The Kolmogorov statistic assesses the discrepancy between the empirical distribution and the estimated hypothesized distribution. For a test of normality, the hypothesized distribution is a normal distribution function with parameters and estimated by the sample mean and standard deviation.

The Cramer-von Mises statistic (W^2) is defined as (there comes an ugly integral)

The Anderson-Darling statistic (A^2) is defined as (there comes an ugly integral)

It seems that SAS relies more on the Anderson-Darling statistic, since, by default, all of automatic selection options use this test to accept or reject some decisions about a distribution.

matthewcroberts · February 8th, 2002, 2:54 pm

Collector,

Just a few thoughts, first if you want a thorough answer, post this question on Usenet at sci.stat.math. All of the tests mentioned by you & spartak are aymptotic tests; there is no such thing as a finite-sample distribution test. The difference is that the different tests have different levels of power; i.e. probabilities of rejecting the normal when true and failing to reject when false. I can't remember all of the pros & cons of the tests (there have been entire dissertations written on the subject, sci.stat.math will be excellent for this) but I rarely see Bera-Jarque tests used, they have very low power, much better tests are Kolmogorov and Anderson-Darling statistics.
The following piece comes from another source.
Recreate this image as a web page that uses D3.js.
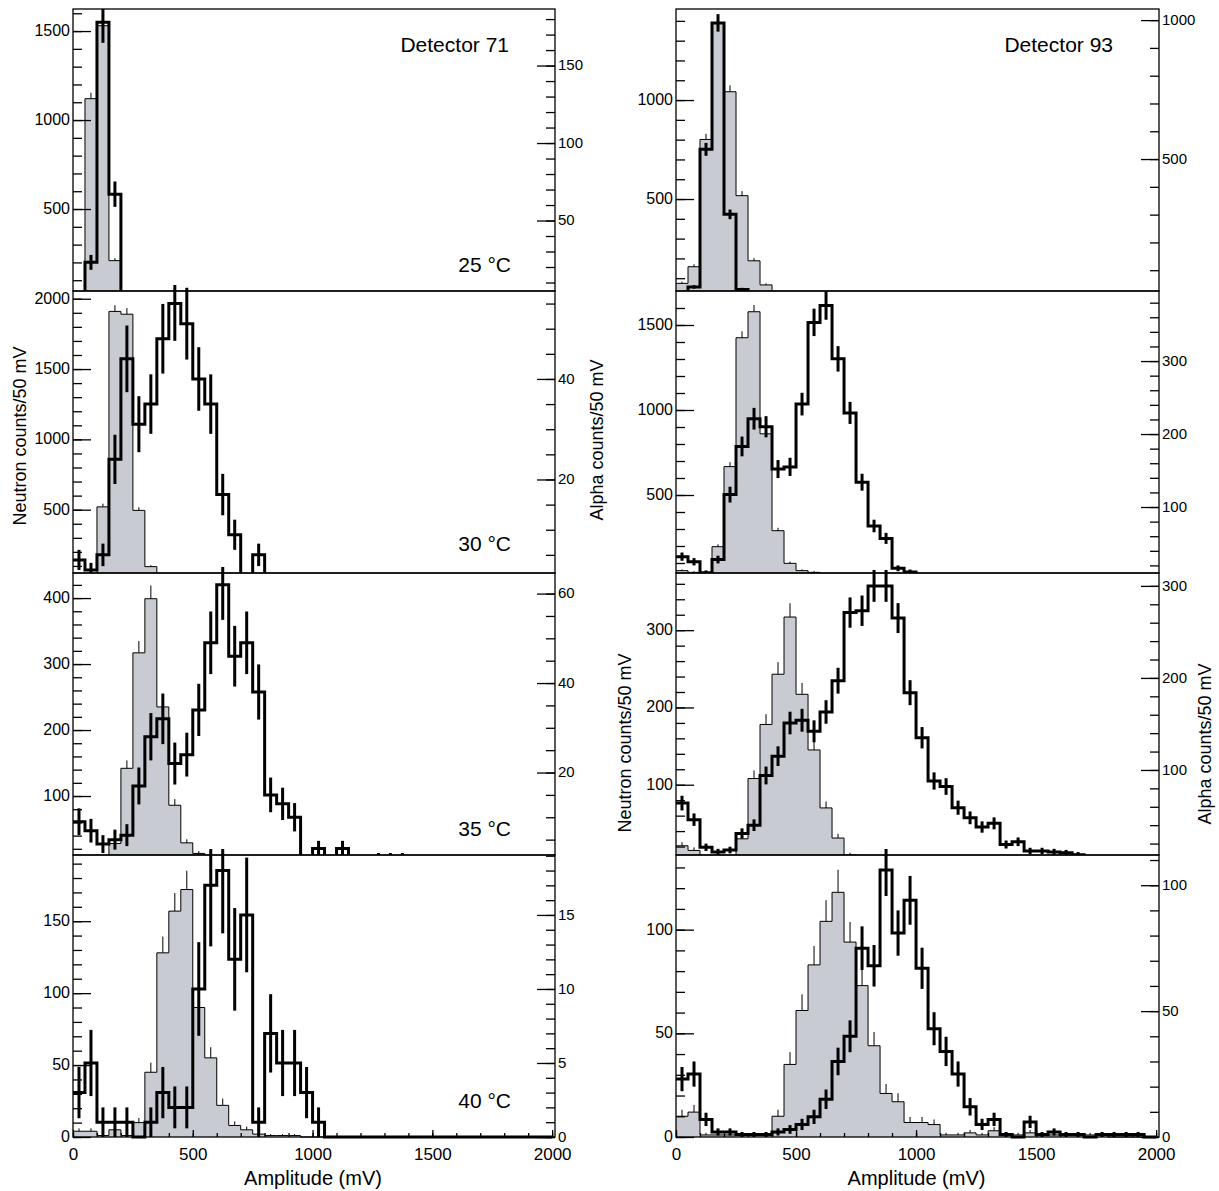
<!DOCTYPE html>
<html>
<head>
<meta charset="utf-8">
<script src="https://cdn.jsdelivr.net/npm/d3@7"></script>
<style>
  body { margin: 0; background: #fff; }
  svg text { font-family: 'Liberation Sans', Arial, Helvetica, sans-serif; fill: #000; }
</style>
</head>
<body>
<div id="chart"></div>
<script>
// bins are 50 mV wide, first bin starts at 0 mV
const binWidth = 50
const nBins = 40
const xMax = 2012
const xTicks = [0, 500, 1000, 1500, 2000]
const detectors = ['Detector 71', 'Detector 93']
const temperatures = ['25 °C', '30 °C', '35 °C', '40 °C']

// neutron counts (grey, left axis)
const det71Neutron25 = [0, 1120, 1530, 210]
const det71Neutron30 = [0, 0, 520, 1910, 1890, 495, 95, 12, 5, 3]
const det71Neutron35 = [0, 0, 0, 28, 142, 317, 399, 235, 86, 29, 13, 6, 4, 2]
const det71Neutron40 = [4, 4, 1, 5, 1, 10, 45, 128, 157, 172, 90, 55, 22, 8, 5, 2, 1, 1, 1]
const det93Neutron25 = [74, 158, 801, 1390, 1042, 517, 188, 66]
const det93Neutron30 = [55, 45, 20, 196, 667, 1425, 1578, 860, 290, 98, 55, 45, 35, 25, 20, 15, 10, 8, 5, 3]
const det93Neutron35 = [21, 15, 6, 5, 7, 30, 108, 178, 243, 317, 217, 145, 70, 31, 9, 7, 5, 4, 3, 3, 2, 2, 1, 1]
const det93Neutron40 = [10, 12, 1, 1, 1, 1, 1, 1, 10, 35, 61, 83, 104, 118, 94, 73, 44, 21, 17, 7,
  7, 6, 1, 1, 2, 1, 3, 1, 1, 2, 1, 1, 1, 1, 1, 1]

// alpha counts (thick line, right axis)
const det71Alpha25 = [0, 23, 178, 67]
const det71Alpha30 = [4, 2, 5, 24, 44, 31, 35, 48, 55, 51, 40, 35, 17, 9, 0, 5]
const det71Alpha35 = [9, 7, 4, 5, 6, 17, 28, 32, 22, 24, 34, 49, 62, 46, 49, 38, 15, 13, 10, 0,
  3, 0, 3, 0, 0, 1, 1, 1]
const det71Alpha40 = [3, 5, 1, 1, 1, 0, 1, 3, 2, 2, 10, 17, 18, 12, 15, 1, 7, 5, 5, 3, 1]
const det93Alpha25 = [0, 40, 535, 990, 301, 31]
const det93Alpha30 = [32, 25, 10, 28, 117, 183, 221, 210, 152, 155, 241, 353, 376, 303, 229, 134, 74, 57, 16, 11,
  7, 3, 1]
const det93Alpha35 = [64, 46, 16, 11, 13, 31, 40, 94, 115, 151, 154, 142, 163, 197, 271, 273, 300, 300, 265, 184,
  135, 88, 82, 59, 48, 38, 42, 19, 22, 12, 12, 11, 10, 8, 5, 3, 2, 1]
const det93Alpha40 = [23, 25, 7, 2, 2, 1, 1, 1, 2, 3, 5, 8, 15, 30, 40, 75, 68, 106, 81, 94,
  67, 43, 34, 25, 12, 5, 7, 1, 0, 6, 1, 2, 1, 1, 0, 1, 1, 1, 1]

// axis tops [neutron, alpha] per temperature
const det71Max = [[1624, 186.5], [2055, 57.5], [438, 64.6], [196, 19.05]]
const det93Max = [[1460, 1040], [1700, 396], [374, 314], [136, 112]]
// [major, minor] tick steps for the neutron and the alpha axis
const det71Steps = [[[500, 100], [50, 10]], [[500, 100], [20, 5]], [[100, 20], [20, 5]], [[50, 10], [5, 1]]]
const det93Steps = [[[500, 100], [500, 100]], [[500, 100], [100, 20]], [[100, 20], [100, 20]], [[50, 10], [50, 10]]]

const layout = {
  width: 1219,
  height: 1191,
  columns: [{ x0: 73, x1: 555 }, { x0: 676, x1: 1159 }],
  top: 9,
  rowH: 282,
  zeroDrop: 7,
  tempOffset: [19, 22, 19, 29]
}

const svg = d3.select('#chart')
  .append('svg')
  .attr('width', layout.width)
  .attr('height', layout.height)
const defs = svg.append('defs')
const plain = d3.format('d')

function toBins (counts) {
  return d3.range(nBins).map(i => ({ lo: i * binWidth, n: counts[i] || 0 }))
}

class Panel {
  constructor (conf) {
    Object.assign(this, conf)
    const c = layout.columns[this.col]
    this.x0 = c.x0
    this.x1 = c.x1
    this.last = this.row === 3
    this.top = layout.top + this.row * layout.rowH
    this.bottom = this.top + layout.rowH
    this.zeroY = this.last ? this.bottom : this.bottom + layout.zeroDrop
    this.x = d3.scaleLinear().domain([0, xMax]).range([this.x0, this.x1])
    this.yN = d3.scaleLinear().domain([0, this.max[0]]).range([this.zeroY, this.top])
    this.yA = d3.scaleLinear().domain([0, this.max[1]]).range([this.zeroY, this.top])
    this.id = `p${this.col}${this.row}`
  }

  draw () {
    const g = svg.append('g')
    this.addClips()
    this.drawNeutron(g)
    this.drawAlpha(g)
    g.append('rect')
      .attr('x', this.x0).attr('y', this.top)
      .attr('width', this.x1 - this.x0).attr('height', this.bottom - this.top)
      .style('fill', 'none').style('stroke', '#000').style('stroke-width', 1.3)
    this.drawYAxis(g, this.yN, this.steps[0], 'left')
    this.drawYAxis(g, this.yA, this.steps[1], 'right')
    if (this.last) this.drawXAxis(g)
  }

  addClips () {
    const over = this.row === 0 ? 0 : 6
    defs.append('clipPath').attr('id', `${this.id}-h`)
      .append('rect')
      .attr('x', this.x0).attr('y', this.top)
      .attr('width', this.x1 - this.x0)
      .attr('height', this.bottom - this.top + (this.last ? 2 : 0))
    defs.append('clipPath').attr('id', `${this.id}-e`)
      .append('rect')
      .attr('x', this.x0).attr('y', this.top - over)
      .attr('width', this.x1 - this.x0)
      .attr('height', this.bottom - this.top + over)
  }

  stepData (bins) {
    return bins.map(b => [b.lo, b.n]).concat([[nBins * binWidth, 0]])
  }

  errorBars (g, bins, y, width) {
    g.append('g')
      .attr('clip-path', `url(#${this.id}-e)`)
      .selectAll('line')
      .data(bins.filter(b => b.n > 0))
      .join('line')
      .attr('x1', b => this.x(b.lo + binWidth / 2))
      .attr('x2', b => this.x(b.lo + binWidth / 2))
      .attr('y1', b => y(b.n - Math.sqrt(b.n)))
      .attr('y2', b => y(b.n + Math.sqrt(b.n)))
      .style('stroke', '#000')
      .style('stroke-width', width)
  }

  drawNeutron (g) {
    const bins = toBins(this.neutron)
    // poisson errors, the part inside the bar is hidden by the fill
    this.errorBars(g, bins, this.yN, 1)
    const h = g.append('g').attr('clip-path', `url(#${this.id}-h)`)
    h.append('path')
      .attr('d', d3.area().curve(d3.curveStepAfter)
        .x(d => this.x(d[0])).y0(this.zeroY).y1(d => this.yN(d[1]))(this.stepData(bins)))
      .style('fill', '#c9cbd2')
    h.append('path')
      .attr('d', d3.line().curve(d3.curveStepAfter)
        .x(d => this.x(d[0])).y(d => this.yN(d[1]))(this.stepData(bins)))
      .style('fill', 'none').style('stroke', '#000').style('stroke-width', 1)
  }

  drawAlpha (g) {
    const bins = toBins(this.alpha)
    g.append('g').attr('clip-path', `url(#${this.id}-h)`)
      .append('path')
      .attr('d', d3.line().curve(d3.curveStepAfter)
        .x(d => this.x(d[0])).y(d => this.yA(d[1]))(this.stepData(bins)))
      .style('fill', 'none').style('stroke', '#000').style('stroke-width', 3)
    this.errorBars(g, bins, this.yA, 3)
  }

  drawYAxis (g, scale, steps, side) {
    const [major, minor] = steps
    const top = scale.domain()[1]
    const visible = v => scale(v) <= this.bottom + 0.5
    const axisFn = side === 'left' ? d3.axisLeft : d3.axisRight
    const pos = side === 'left' ? this.x0 : this.x1
    const a = g.append('g').attr('transform', `translate(${pos},0)`)

    a.append('g').call(axisFn(scale)
      .tickValues(d3.range(0, top, minor).filter(visible))
      .tickSizeInner(-9).tickSizeOuter(0).tickFormat(''))
    a.append('g').call(axisFn(scale)
      .tickValues(d3.range(0, top, major).filter(visible))
      .tickSizeInner(-18).tickSizeOuter(0).tickPadding(3).tickFormat(plain))
      .selectAll('text')
      .attr('dy', '0.28em')
      .style('font-size', side === 'left' ? '16px' : '15px')

    a.selectAll('.domain').remove()
    a.selectAll('.tick line').style('stroke', '#000').style('stroke-width', 1.3)
    a.selectAll('g').attr('font-family', null)
  }

  drawXAxis (g) {
    const a = g.append('g').attr('transform', `translate(0,${this.bottom})`)
    a.append('g').call(d3.axisBottom(this.x)
      .tickValues(d3.range(0, 2001, 100))
      .tickSizeInner(-4).tickSizeOuter(0).tickFormat(''))
    a.append('g').call(d3.axisBottom(this.x)
      .tickValues(xTicks)
      .tickSizeInner(-7).tickSizeOuter(0).tickPadding(11).tickFormat(plain))
      .selectAll('text')
      .style('font-size', '17px')
    a.selectAll('.domain').remove()
    a.selectAll('.tick line').style('stroke', '#000').style('stroke-width', 1.3)
    a.selectAll('g').attr('font-family', null)

    svg.append('text')
      .attr('x', (this.x0 + this.x1) / 2 - 1)
      .attr('y', this.bottom + 48)
      .attr('text-anchor', 'middle')
      .style('font-size', '20px')
      .text('Amplitude (mV)')
  }
}

const columns = [
  {
    neutron: [det71Neutron25, det71Neutron30, det71Neutron35, det71Neutron40],
    alpha: [det71Alpha25, det71Alpha30, det71Alpha35, det71Alpha40],
    max: det71Max,
    steps: det71Steps
  },
  {
    neutron: [det93Neutron25, det93Neutron30, det93Neutron35, det93Neutron40],
    alpha: [det93Alpha25, det93Alpha30, det93Alpha35, det93Alpha40],
    max: det93Max,
    steps: det93Steps
  }
]

columns.forEach((c, col) => {
  d3.range(4).forEach(row => {
    new Panel({
      col,
      row,
      neutron: c.neutron[row],
      alpha: c.alpha[row],
      max: c.max[row],
      steps: c.steps[row]
    }).draw()
  })
  const { x1 } = layout.columns[col]
  svg.append('text')
    .attr('x', x1 - 46)
    .attr('y', 52)
    .attr('text-anchor', 'end')
    .style('font-size', '21px')
    .text(detectors[col])
})

temperatures.forEach((t, row) => {
  const bottom = layout.top + (row + 1) * layout.rowH
  svg.append('text')
    .attr('x', 511)
    .attr('y', bottom - layout.tempOffset[row])
    .attr('text-anchor', 'end')
    .style('font-size', '21px')
    .text(t)
})

// axis titles, rotated
const titles = [
  { text: 'Neutron counts/50 mV', x: 20, y: 436 },
  { text: 'Alpha counts/50 mV', x: 597, y: 440 },
  { text: 'Neutron counts/50 mV', x: 625, y: 743 },
  { text: 'Alpha counts/50 mV', x: 1205, y: 744 }
]
svg.selectAll('.title')
  .data(titles)
  .join('text')
  .attr('class', 'title')
  .attr('transform', d => `translate(${d.x},${d.y}) rotate(-90)`)
  .attr('text-anchor', 'middle')
  .attr('dy', '0.35em')
  .style('font-size', '18px')
  .text(d => d.text)
</script>
</body>
</html>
My own $0.02: testing for normality is fraught with peril, proceed with great caution.

What are you trying to do?

matt.

Aaron · February 8th, 2002, 3:23 pm

I echo matthewcroberts points. I know of no reason to ever test for normality. What you want to test for is specific types of deviations that will invalidate your methods. In some cases skewness is most important, in other cases kurtosis and in the multivariate case it is often true that non-normality in the marginals is less important than multivariate deviations.

The first question I always ask is are you testing for normality because you hope to find it or you hope not to find it? The first case is generally that you have a technique that is optimal for normal data, and you want to make sure its safe to use. The second case is that you want to learn something from your data, and deviations from normality tell you something. Typically it is applied to residuals from prior modeling, and you want to know if you have extracted all information and reduced your data to white noise (the effect of a large number of independent factors, none of which is individually important). Although this is logically suspect, there can be important information in normal variates, and there is certainly lots of worthless non-normal data, it works surprisingly often.

In the first case, the common statistical tools come with normality tests tailored to their needs. If your tool does not have one, and it's too complicated for analysis, a bootstrap is a good general approach. Resampled normal data are also normal, so if you put them through your tool the distribution of answers should have the theoretical standard deviation computed for normal data. If it is significantly different, your data are not normal enough to use. This is simple, requires no math, and works for any distribution or tool.

In the second case, you are looking for exploitable deviations. In finance, for example, it's often interesting to compute the dollar value of knowing the exact deviations from normality in your data. For stock returns, for example, assume you create a zero-premium portfolio by buying and selling call options at different exercise prices, using the BS price from the standard deviation, but collecting payoffs based on a random draw from your data. If the best portfolio has an expected return more than a few percent of the standard deviation of your position, there are economically important non-normalities in your data. Otherwise, no.